Investing in real estate with a self-directed IRA could be a great way to diversify your portfolio while building wealth on a tax-deferred or tax-free basis. To maximize your opportunity with this type of investment there are some things you need to know and rules you should follow.
Here are six rules to keep in mind:
1. Your IRA cannot purchase property owned by you or another disqualified person. A real estate IRA may seem like a great way to buy real estate you own and personally use. However, this is considered a prohibited transaction and results in taxes, penalties and the loss of the IRA status. A disqualified person includes you, your spouse, grandparents and great grandparents as well as any children or grandchildren. Basically, any lineal descendant is disqualified. This means any generation before you or after you is disqualified, but it does not include siblings.
2. Your self-directed IRA cannot provide you with any benefits. The purpose of an IRA is to fund your retirement. This means that you or any other disqualified person may not benefit from your IRA until you’ve reached retirement and begin taking distributions from your account.

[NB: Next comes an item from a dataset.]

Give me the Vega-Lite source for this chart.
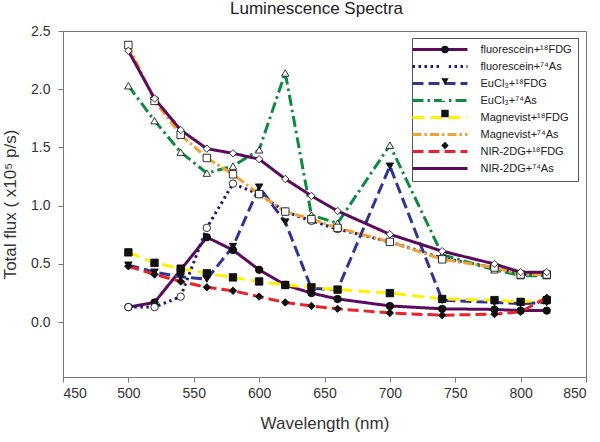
{
  "$schema": "https://vega.github.io/schema/vega-lite/v6.json",
  "autosize": {"type": "none"},
  "width": 523,
  "height": 346,
  "padding": {"left": 63, "top": 31, "right": 14, "bottom": 65},
  "title": {"text": "Luminescence Spectra", "fontSize": 17, "fontWeight": "normal", "font": "Liberation Sans", "color": "#222", "anchor": "middle", "dx": -8, "offset": 6},
  "config": {
    "view": {"stroke": "#777", "strokeWidth": 1},
    "legend": {"symbolStrokeColor": "#000"},
    "axis": {"grid": false, "domainColor": "#777", "tickColor": "#777", "labelColor": "#333", "titleColor": "#333", "labelFont": "Liberation Sans", "titleFont": "Liberation Sans", "labelFontSize": 14, "titleFontSize": 17, "titleFontWeight": "normal", "tickSize": 5}
  },
  "data": {"values": [
    {"s": "fluorescein+¹⁸FDG", "x": 500, "y": 0.13}, {"s": "fluorescein+¹⁸FDG", "x": 520, "y": 0.17}, {"s": "fluorescein+¹⁸FDG", "x": 540, "y": 0.45}, {"s": "fluorescein+¹⁸FDG", "x": 560, "y": 0.73}, {"s": "fluorescein+¹⁸FDG", "x": 580, "y": 0.62}, {"s": "fluorescein+¹⁸FDG", "x": 600, "y": 0.45}, {"s": "fluorescein+¹⁸FDG", "x": 620, "y": 0.32}, {"s": "fluorescein+¹⁸FDG", "x": 640, "y": 0.25}, {"s": "fluorescein+¹⁸FDG", "x": 660, "y": 0.20}, {"s": "fluorescein+¹⁸FDG", "x": 700, "y": 0.14}, {"s": "fluorescein+¹⁸FDG", "x": 740, "y": 0.115}, {"s": "fluorescein+¹⁸FDG", "x": 780, "y": 0.11}, {"s": "fluorescein+¹⁸FDG", "x": 800, "y": 0.10}, {"s": "fluorescein+¹⁸FDG", "x": 820, "y": 0.10},
    {"s": "fluorescein+⁷⁴As", "x": 500, "y": 0.13}, {"s": "fluorescein+⁷⁴As", "x": 520, "y": 0.13}, {"s": "fluorescein+⁷⁴As", "x": 540, "y": 0.22}, {"s": "fluorescein+⁷⁴As", "x": 560, "y": 0.81}, {"s": "fluorescein+⁷⁴As", "x": 580, "y": 1.19}, {"s": "fluorescein+⁷⁴As", "x": 600, "y": 1.10}, {"s": "fluorescein+⁷⁴As", "x": 620, "y": 0.95}, {"s": "fluorescein+⁷⁴As", "x": 640, "y": 0.87}, {"s": "fluorescein+⁷⁴As", "x": 660, "y": 0.80}, {"s": "fluorescein+⁷⁴As", "x": 700, "y": 0.69}, {"s": "fluorescein+⁷⁴As", "x": 740, "y": 0.55}, {"s": "fluorescein+⁷⁴As", "x": 780, "y": 0.47}, {"s": "fluorescein+⁷⁴As", "x": 800, "y": 0.41}, {"s": "fluorescein+⁷⁴As", "x": 820, "y": 0.41},
    {"s": "EuCl₃+¹⁸FDG", "x": 500, "y": 0.49}, {"s": "EuCl₃+¹⁸FDG", "x": 520, "y": 0.43}, {"s": "EuCl₃+¹⁸FDG", "x": 540, "y": 0.39}, {"s": "EuCl₃+¹⁸FDG", "x": 560, "y": 0.37}, {"s": "EuCl₃+¹⁸FDG", "x": 580, "y": 0.65}, {"s": "EuCl₃+¹⁸FDG", "x": 600, "y": 1.16}, {"s": "EuCl₃+¹⁸FDG", "x": 620, "y": 0.86}, {"s": "EuCl₃+¹⁸FDG", "x": 640, "y": 0.29}, {"s": "EuCl₃+¹⁸FDG", "x": 660, "y": 0.28}, {"s": "EuCl₃+¹⁸FDG", "x": 700, "y": 1.34}, {"s": "EuCl₃+¹⁸FDG", "x": 740, "y": 0.19}, {"s": "EuCl₃+¹⁸FDG", "x": 780, "y": 0.17}, {"s": "EuCl₃+¹⁸FDG", "x": 800, "y": 0.16}, {"s": "EuCl₃+¹⁸FDG", "x": 820, "y": 0.17},
    {"s": "EuCl₃+⁷⁴As", "x": 500, "y": 2.03}, {"s": "EuCl₃+⁷⁴As", "x": 520, "y": 1.73}, {"s": "EuCl₃+⁷⁴As", "x": 540, "y": 1.46}, {"s": "EuCl₃+⁷⁴As", "x": 560, "y": 1.28}, {"s": "EuCl₃+⁷⁴As", "x": 580, "y": 1.34}, {"s": "EuCl₃+⁷⁴As", "x": 600, "y": 1.48}, {"s": "EuCl₃+⁷⁴As", "x": 620, "y": 2.14}, {"s": "EuCl₃+⁷⁴As", "x": 640, "y": 0.92}, {"s": "EuCl₃+⁷⁴As", "x": 660, "y": 0.85}, {"s": "EuCl₃+⁷⁴As", "x": 700, "y": 1.52}, {"s": "EuCl₃+⁷⁴As", "x": 740, "y": 0.58}, {"s": "EuCl₃+⁷⁴As", "x": 780, "y": 0.45}, {"s": "EuCl₃+⁷⁴As", "x": 800, "y": 0.40}, {"s": "EuCl₃+⁷⁴As", "x": 820, "y": 0.40},
    {"s": "Magnevist+¹⁸FDG", "x": 500, "y": 0.60}, {"s": "Magnevist+¹⁸FDG", "x": 520, "y": 0.51}, {"s": "Magnevist+¹⁸FDG", "x": 540, "y": 0.46}, {"s": "Magnevist+¹⁸FDG", "x": 560, "y": 0.42}, {"s": "Magnevist+¹⁸FDG", "x": 580, "y": 0.385}, {"s": "Magnevist+¹⁸FDG", "x": 600, "y": 0.35}, {"s": "Magnevist+¹⁸FDG", "x": 620, "y": 0.32}, {"s": "Magnevist+¹⁸FDG", "x": 640, "y": 0.30}, {"s": "Magnevist+¹⁸FDG", "x": 660, "y": 0.28}, {"s": "Magnevist+¹⁸FDG", "x": 700, "y": 0.25}, {"s": "Magnevist+¹⁸FDG", "x": 740, "y": 0.20}, {"s": "Magnevist+¹⁸FDG", "x": 780, "y": 0.19}, {"s": "Magnevist+¹⁸FDG", "x": 800, "y": 0.175}, {"s": "Magnevist+¹⁸FDG", "x": 820, "y": 0.19},
    {"s": "Magnevist+⁷⁴As", "x": 500, "y": 2.38}, {"s": "Magnevist+⁷⁴As", "x": 520, "y": 1.90}, {"s": "Magnevist+⁷⁴As", "x": 540, "y": 1.61}, {"s": "Magnevist+⁷⁴As", "x": 560, "y": 1.41}, {"s": "Magnevist+⁷⁴As", "x": 580, "y": 1.27}, {"s": "Magnevist+⁷⁴As", "x": 600, "y": 1.10}, {"s": "Magnevist+⁷⁴As", "x": 620, "y": 0.95}, {"s": "Magnevist+⁷⁴As", "x": 640, "y": 0.885}, {"s": "Magnevist+⁷⁴As", "x": 660, "y": 0.81}, {"s": "Magnevist+⁷⁴As", "x": 700, "y": 0.69}, {"s": "Magnevist+⁷⁴As", "x": 740, "y": 0.54}, {"s": "Magnevist+⁷⁴As", "x": 780, "y": 0.47}, {"s": "Magnevist+⁷⁴As", "x": 800, "y": 0.41}, {"s": "Magnevist+⁷⁴As", "x": 820, "y": 0.41},
    {"s": "NIR-2DG+¹⁸FDG", "x": 500, "y": 0.48}, {"s": "NIR-2DG+¹⁸FDG", "x": 520, "y": 0.41}, {"s": "NIR-2DG+¹⁸FDG", "x": 540, "y": 0.35}, {"s": "NIR-2DG+¹⁸FDG", "x": 560, "y": 0.30}, {"s": "NIR-2DG+¹⁸FDG", "x": 580, "y": 0.27}, {"s": "NIR-2DG+¹⁸FDG", "x": 600, "y": 0.22}, {"s": "NIR-2DG+¹⁸FDG", "x": 620, "y": 0.17}, {"s": "NIR-2DG+¹⁸FDG", "x": 640, "y": 0.14}, {"s": "NIR-2DG+¹⁸FDG", "x": 660, "y": 0.115}, {"s": "NIR-2DG+¹⁸FDG", "x": 700, "y": 0.08}, {"s": "NIR-2DG+¹⁸FDG", "x": 740, "y": 0.06}, {"s": "NIR-2DG+¹⁸FDG", "x": 780, "y": 0.07}, {"s": "NIR-2DG+¹⁸FDG", "x": 800, "y": 0.09}, {"s": "NIR-2DG+¹⁸FDG", "x": 820, "y": 0.21},
    {"s": "NIR-2DG+⁷⁴As", "x": 500, "y": 2.33}, {"s": "NIR-2DG+⁷⁴As", "x": 520, "y": 1.92}, {"s": "NIR-2DG+⁷⁴As", "x": 540, "y": 1.65}, {"s": "NIR-2DG+⁷⁴As", "x": 560, "y": 1.49}, {"s": "NIR-2DG+⁷⁴As", "x": 580, "y": 1.45}, {"s": "NIR-2DG+⁷⁴As", "x": 600, "y": 1.40}, {"s": "NIR-2DG+⁷⁴As", "x": 620, "y": 1.23}, {"s": "NIR-2DG+⁷⁴As", "x": 640, "y": 1.085}, {"s": "NIR-2DG+⁷⁴As", "x": 660, "y": 0.955}, {"s": "NIR-2DG+⁷⁴As", "x": 700, "y": 0.755}, {"s": "NIR-2DG+⁷⁴As", "x": 740, "y": 0.61}, {"s": "NIR-2DG+⁷⁴As", "x": 780, "y": 0.50}, {"s": "NIR-2DG+⁷⁴As", "x": 800, "y": 0.43}, {"s": "NIR-2DG+⁷⁴As", "x": 820, "y": 0.43}
  ]},
  "encoding": {
    "x": {"field": "x", "type": "quantitative", "scale": {"domain": [450, 850], "nice": false, "zero": false}, "axis": {"values": [450, 500, 550, 600, 650, 700, 750, 800, 850], "title": "Wavelength (nm)", "labelPadding": 4, "titlePadding": 15}},
    "y": {"field": "y", "type": "quantitative", "scale": {"domain": [-0.47, 2.5], "nice": false, "zero": false}, "axis": {"values": [0, 0.5, 1, 1.5, 2, 2.5], "format": ".1f", "title": "Total flux ( x10⁵ p/s)", "labelPadding": 8, "titlePadding": 11}}
  },
  "layer": [
    {
      "mark": {"type": "line", "strokeWidth": 3},
      "encoding": {
        "color": {"field": "s", "type": "nominal",
          "scale": {"domain": ["fluorescein+¹⁸FDG", "fluorescein+⁷⁴As", "EuCl₃+¹⁸FDG", "EuCl₃+⁷⁴As", "Magnevist+¹⁸FDG", "Magnevist+⁷⁴As", "NIR-2DG+¹⁸FDG", "NIR-2DG+⁷⁴As"],
                    "range": ["#5b0a5e", "#1b1b72", "#2e3592", "#0d8a3f", "#fff200", "#f5a033", "#e8232a", "#5b0a5e"]},
          "legend": {"title": null, "orient": "none", "legendX": 349, "legendY": 7, "padding": 6, "strokeColor": "#555", "symbolType": "M -7.857 0 L 7.857 0", "symbolSize": 49, "symbolStrokeWidth": 3, "symbolOffset": 16.5, "labelFont": "Liberation Sans", "labelFontSize": 11, "labelColor": "#222", "labelOffset": 35, "rowPadding": 4, "zindex": 1}},
        "strokeDash": {"field": "s", "type": "nominal",
          "scale": {"domain": ["fluorescein+¹⁸FDG", "fluorescein+⁷⁴As", "EuCl₃+¹⁸FDG", "EuCl₃+⁷⁴As", "Magnevist+¹⁸FDG", "Magnevist+⁷⁴As", "NIR-2DG+¹⁸FDG", "NIR-2DG+⁷⁴As"],
                    "range": [[1, 0], [2.5, 3.5], [11, 5], [11, 4, 2.5, 4], [12, 6], [9, 3, 2.5, 3], [11, 5], [1, 0]]},
          "legend": {"title": null, "orient": "none", "legendX": 349, "legendY": 7, "zindex": 1}}
      }
    },
    {
      "mark": {"type": "point", "filled": true, "size": 55, "stroke": "black", "strokeWidth": 0.8, "opacity": 1},
      "encoding": {
        "shape": {"field": "s", "type": "nominal", "sort": null,
          "scale": {"range": ["circle", "circle", "triangle-down", "triangle-up", "square", "square", "diamond", "diamond"]},
          "legend": {"title": null, "orient": "none", "legendX": 349, "legendY": 7, "padding": 6, "symbolSize": 55, "symbolStrokeColor": "black", "symbolStrokeWidth": 0.8, "symbolOffset": 21.5, "labelFont": "Liberation Sans", "labelFontSize": 11, "labelColor": "transparent", "labelOffset": 56, "rowPadding": 4, "zindex": 2,
            "encode": {"symbols": {"stroke": {"value": "#000"}, "strokeWidth": {"value": 0.8}, "strokeOpacity": {"value": 1}}}}},
        "fill": {"field": "s", "type": "nominal", "sort": null,
          "scale": {"range": ["#111", "#ffffff", "#111", "#ffffff", "#111", "#ffffff", "#111", "#ffffff"]},
          "legend": {"title": null, "orient": "none", "legendX": 349, "legendY": 7, "padding": 6, "symbolSize": 55, "symbolStrokeColor": "black", "symbolStrokeWidth": 0.8, "symbolOffset": 21.5, "labelFont": "Liberation Sans", "labelFontSize": 11, "labelColor": "transparent", "labelOffset": 56, "rowPadding": 4, "zindex": 2,
            "encode": {"symbols": {"stroke": {"value": "#000"}, "strokeWidth": {"value": 0.8}, "strokeOpacity": {"value": 1}}}}}
      }
    }
  ]
}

3. IRA investments are uniquely titled. Remember this: You and your IRA are two very separate entities. This means that all investment and legal documents regarding the IRA must be titled in the name of the IRA and not in your personal name.
4. IRA investments that use financing might be taxed. Your IRA may use financing to purchase real estate by using a non-recourse loan. This means that the loan is secured only by the property and not secured by your personal assets or any other IRA-owned assets. If your IRA does use financing for the real estate purchase, unrelated business taxable income (UBTI) could apply.
5. Real estate expenses are paid from your IRA. Going back to #3 again, you and your IRA are separate entities. So, no personal funds should ever be commingled with your IRA funds during a real estate investment. All expenses related to the real estate investment (including earnest money) must be paid with funds from the IRA.
6. Real estate income must be returned directly to your IRA. Seeing a trend here? Since your IRA and you are separate entities, any income from the real estate investment belongs to your IRA and must be returned to your IRA. You should not take constructive receipt of any income generated from an IRA-owned property.
Investing in real estate with your STRATA offers many benefits. Keep these six things in mind, and follow the rules for real estate IRA investments. If you don’t, the consequences can be a hefty fine or other serious tax implications.